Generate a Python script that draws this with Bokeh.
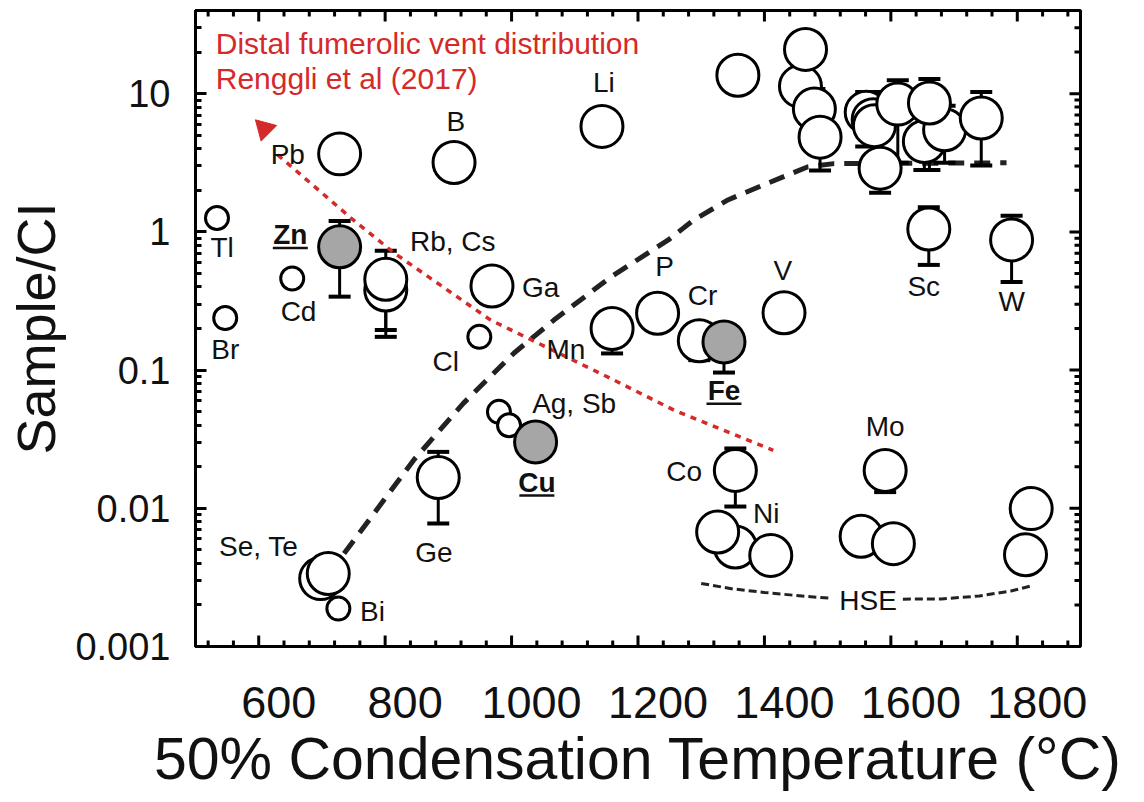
import math
from bokeh.plotting import figure
from bokeh.models import Range1d, LinearAxis, FixedTicker
from bokeh.core.properties import value
from bokeh.embed import file_html
from bokeh.resources import INLINE

FONT = "Liberation Sans"

# ---------------- data ----------------
x_ticks = [600, 800, 1000, 1200, 1400, 1600, 1800]
x_tick_labels = ["600", "800", "1000", "1200", "1400", "1600", "1800"]
y_ticks = [0.001, 0.01, 0.1, 1, 10]
y_tick_labels = ["0.001", "0.01", "0.1", "1", "10"]

# large open circles (drawing order matters for overlaps)
open_names = ["Pb", "B", "Li", "Cs", "Rb", "Ga", "Mn", "P", "Cr", "V", "Ge", "Se", "Te",
              "Co", "Mo", "Sc", "W",
              "Eu", "Ba", "Sr", "Ce", "Yb", "Nb", "Ta", "La", "Al", "Hf", "Ti", "U", "Gd", "Zr",
              "Ni", "Pd", "Pt", "Ru", "Ir", "Re", "Os"]
open_t = [728, 909, 1143, 801, 801, 969, 1159, 1231, 1297, 1431, 884, 698, 710,
          1354, 1591, 1660, 1791,
          1358, 1457, 1465, 1479, 1488, 1561, 1572, 1574, 1653, 1685, 1583, 1611, 1661, 1743,
          1354, 1326, 1410, 1553, 1604, 1822, 1813]
open_v = [3.67, 3.18, 5.8, 0.38, 0.454, 0.406, 0.2, 0.258, 0.163, 0.26, 0.0167, 0.0031, 0.00337,
          0.0188, 0.0188, 1.05, 0.875,
          13.6, 11.3, 20.9, 7.74, 4.85, 7.33, 6.49, 5.87, 4.51, 5.48, 2.89, 8.41, 8.57, 6.67,
          0.00525, 0.00673, 0.00456, 0.00627, 0.00555, 0.00995, 0.00461]
open_lo = [None, None, None, 0.174, 0.195, None, 0.132, None, 0.118, None, 0.00775, None, None,
           0.0103, 0.0131, 0.577, 0.434,
           None, None, None, None, 2.78, 4.15, 3.52, 3.17, 2.81, 3.17, 1.92, 3.17, 2.81, 3.02,
           None, None, None, None, None, None, None]
open_hi = [None, None, None, None, 0.73, None, None, None, None, None, 0.0256, None, None,
           0.0271, None, 1.51, 1.31,
           None, None, None, 10.8, 6.7, 10.3, 10.3, None, None, 8.18, None, 12.5, 12.8, 10.3,
           None, None, None, None, None, None, None]

# small open circles
small_names = ["Tl", "Br", "Cd", "Cl", "Sb", "Ag", "Bi"]
small_t = [534, 547, 653, 949, 980, 996, 726]
small_v = [1.26, 0.238, 0.46, 0.174, 0.0499, 0.0399, 0.00188]

# grey filled circles
grey_names = ["Zn", "Cu", "Fe"]
grey_t = [728, 1038, 1336]
grey_v = [0.78, 0.0302, 0.16]
grey_lo = [0.34, None, 0.096]
grey_hi = [1.2, None, None]

# black dashed trend curve
trend_t = [735, 845, 924, 1004, 1067, 1157, 1248, 1288, 1343, 1406, 1469, 1510, 1783]
trend_v = [0.0047, 0.0223, 0.0577, 0.133, 0.23, 0.472, 0.875, 1.22, 1.71, 2.26, 2.96, 3.12, 3.16]

# red dotted fumarolic vent trend
vent_t = [630, 746, 814, 967, 1162, 1257, 1414]
vent_v = [3.61, 1.26, 0.705, 0.23, 0.0847, 0.0513, 0.0263]
vent_head_t = [609]
vent_head_v = [5.57]

# HSE bracket curve
hse_left_t = [1300, 1350, 1400, 1450, 1506]
hse_left_v = [0.00286, 0.00261, 0.00246, 0.00234, 0.00223]
hse_right_t = [1619, 1680, 1740, 1790, 1825]
hse_right_v = [0.0022, 0.00221, 0.00232, 0.00252, 0.00277]

# element labels
label_text = ["Pb", "B", "Li", "Tl", "Rb, Cs", "Cd", "Ga", "Br", "Cl", "Mn", "Ag, Sb", "Ge",
              "Se, Te", "Bi", "P", "Cr", "V", "Co", "Ni", "Mo", "Sc", "W", "HSE"]
label_t = [646, 912, 1146, 542, 907, 663, 1046, 547, 896, 1086, 1099, 877,
           600, 780, 1242, 1302, 1429, 1273, 1403, 1591, 1652, 1791, 1564]
label_v = [3.61, 6.27, 12.0, 0.766, 0.851, 0.264, 0.399, 0.14, 0.115, 0.141, 0.0574, 0.00478,
           0.00533, 0.0018, 0.561, 0.349, 0.525, 0.0186, 0.00917, 0.0388, 0.402, 0.3126, 0.00215]
bold_text = ["Zn", "Cu", "Fe"]
bold_t = [650, 1040, 1336]
bold_v = [0.951, 0.01535, 0.0708]

note_text = ["Distal fumerolic vent distribution", "Renggli et al (2017)"]
note_t = [532, 532]
note_v = [22.96, 12.8]

# ---------------- figure ----------------
X0, X1 = 500, 1900
Y0, Y1 = 0.001, 40
FW, FH = 885, 636
RED = "#d42a2a"
INK = "#111111"

p = figure(x_range=Range1d(X0, X1), y_range=Range1d(Y0, Y1), y_axis_type="log",
           x_axis_location=None,
           frame_width=FW, frame_height=FH,
           min_border_left=195, min_border_right=64, min_border_top=10, min_border_bottom=0,
           toolbar_location=None, output_backend="svg")
p.grid.visible = False
p.outline_line_color = "black"
p.outline_line_width = 3
p.background_fill_color = "white"
p.border_fill_color = "white"

x_minor = [t for t in range(520, X1, 40) if t not in x_ticks]
y_minor = [m * 10 ** e for e in range(-3, 2) for m in range(2, 10) if m * 10 ** e <= Y1]

# left axis (real axis with labels)
ya = p.yaxis[0]
ya.ticker = FixedTicker(ticks=y_ticks, minor_ticks=y_minor)
ya.axis_line_width = 3
ya.major_tick_in = 11
ya.major_tick_out = 0
ya.minor_tick_in = 6
ya.minor_tick_out = 0
ya.major_tick_line_width = 3
ya.minor_tick_line_width = 3
ya.major_label_overrides = dict(zip(y_ticks, y_tick_labels))
ya.major_label_text_font = FONT
ya.major_label_text_font_size = "38px"
ya.major_label_text_color = INK
ya.major_label_standoff = 25
ya.axis_label = "Sample/CI"
ya.axis_label_text_font = FONT
ya.axis_label_text_font_size = "54px"
ya.axis_label_text_font_style = "normal"
ya.axis_label_text_color = INK
ya.axis_label_standoff = 6

# bottom axis carrying the tick labels, printed slightly right of the ticks as in the reference
shift = 20 / (FW / (X1 - X0))
p.extra_x_ranges = {"lab": Range1d(X0 - shift, X1 - shift)}
lab = LinearAxis(x_range_name="lab", ticker=FixedTicker(ticks=x_ticks, minor_ticks=[]),
                 axis_line_color=None, major_tick_line_color=None, minor_tick_line_color=None,
                 major_tick_out=0, major_tick_in=0, minor_tick_out=0, minor_tick_in=0)
lab.major_label_overrides = dict(zip(x_ticks, x_tick_labels))
lab.major_label_text_font = FONT
lab.major_label_text_font_size = "45px"
lab.major_label_text_color = INK
lab.major_label_standoff = 40
lab.axis_label = "50% Condensation Temperature (°C)"
lab.axis_label_text_font = FONT
lab.axis_label_text_font_size = "59px"
lab.axis_label_text_font_style = "normal"
lab.axis_label_text_color = INK
lab.axis_label_standoff = 5
p.add_layout(lab, "below")

# inward tick marks on bottom, top and right frame edges
for yy in (Y0, Y1):
    p.scatter(x_ticks, [yy] * len(x_ticks), marker="dash", angle=math.pi / 2, size=22,
              line_width=3, line_color="black")
    p.scatter(x_minor, [yy] * len(x_minor), marker="dash", angle=math.pi / 2, size=12,
              line_width=3, line_color="black")
p.scatter([X1] * len(y_ticks), y_ticks, marker="dash", size=22, line_width=3, line_color="black")
p.scatter([X1] * len(y_minor), y_minor, marker="dash", size=12, line_width=3, line_color="black")

# ---------------- glyphs ----------------
p.line(trend_t, trend_v, line_width=5, line_dash="16 10", line_color="#222222")
p.line(hse_left_t, hse_left_v, line_width=3, line_dash="8 4", line_color="#222222")
p.line(hse_right_t, hse_right_v, line_width=3, line_dash="8 4", line_color="#222222")

# error bars
sx, sy0, sy1, cx, cy = [], [], [], [], []
for t, v, lo, hi in list(zip(open_t, open_v, open_lo, open_hi)) + list(zip(grey_t, grey_v, grey_lo, grey_hi)):
    for e in (lo, hi):
        if e is not None:
            sx.append(t); sy0.append(v); sy1.append(e)
            cx.append(t); cy.append(e)
p.segment(x0=sx, y0=sy0, x1=sx, y1=sy1, line_width=3, line_color="black")
p.scatter(cx, cy, marker="dash", size=22, line_width=4, line_color="black")

p.scatter(open_t, open_v, marker="circle", size=42, fill_color="white",
          line_color="black", line_width=3)
p.scatter(small_t, small_v, marker="circle", size=23, fill_color="white",
          line_color="black", line_width=3)
p.scatter(grey_t, grey_v, marker="circle", size=42, fill_color="#a6a6a6",
          line_color="black", line_width=3)

# red vent trend with arrow head
p.line(vent_t, vent_v, line_width=3.5, line_dash="6 6", line_color=RED)
p.scatter(vent_head_t, vent_head_v, marker="triangle", size=22, angle=0.785,
          fill_color=RED, line_color=RED)

# texts
p.text(label_t, label_v, text=label_text, text_font=value(FONT), text_font_size=value("28px"),
       text_align="center", text_baseline="middle", text_color=INK)
p.text(bold_t, bold_v, text=bold_text, text_font=value(FONT), text_font_size=value("28px"),
       text_font_style="bold", text_align="center", text_baseline="middle", text_color=INK)
px_per_dec = FH / math.log10(Y1 / Y0)
under_v = [v * 10 ** (-13 / px_per_dec) for v in bold_v]
p.scatter(bold_t, under_v, marker="dash", size=[17.5 * len(s) for s in bold_text],
          line_width=2.5, line_color=INK)
p.text(note_t, note_v, text=note_text, text_font=value(FONT), text_font_size=value("30px"),
       text_align="left", text_baseline="middle", text_color=RED)

open("out.html", "w").write(file_html(p, INLINE))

● EXERCISE AIM
Quote, exactly and only, the lines from the first line of the data above through the line containing "from bokeh.resources import INLINE". The pictures do not belong in it.

● TASK OUTPUT
Generate a Python script that draws this with Bokeh.
import math
from bokeh.plotting import figure
from bokeh.models import Range1d, LinearAxis, FixedTicker
from bokeh.core.properties import value
from bokeh.embed import file_html
from bokeh.resources import INLINE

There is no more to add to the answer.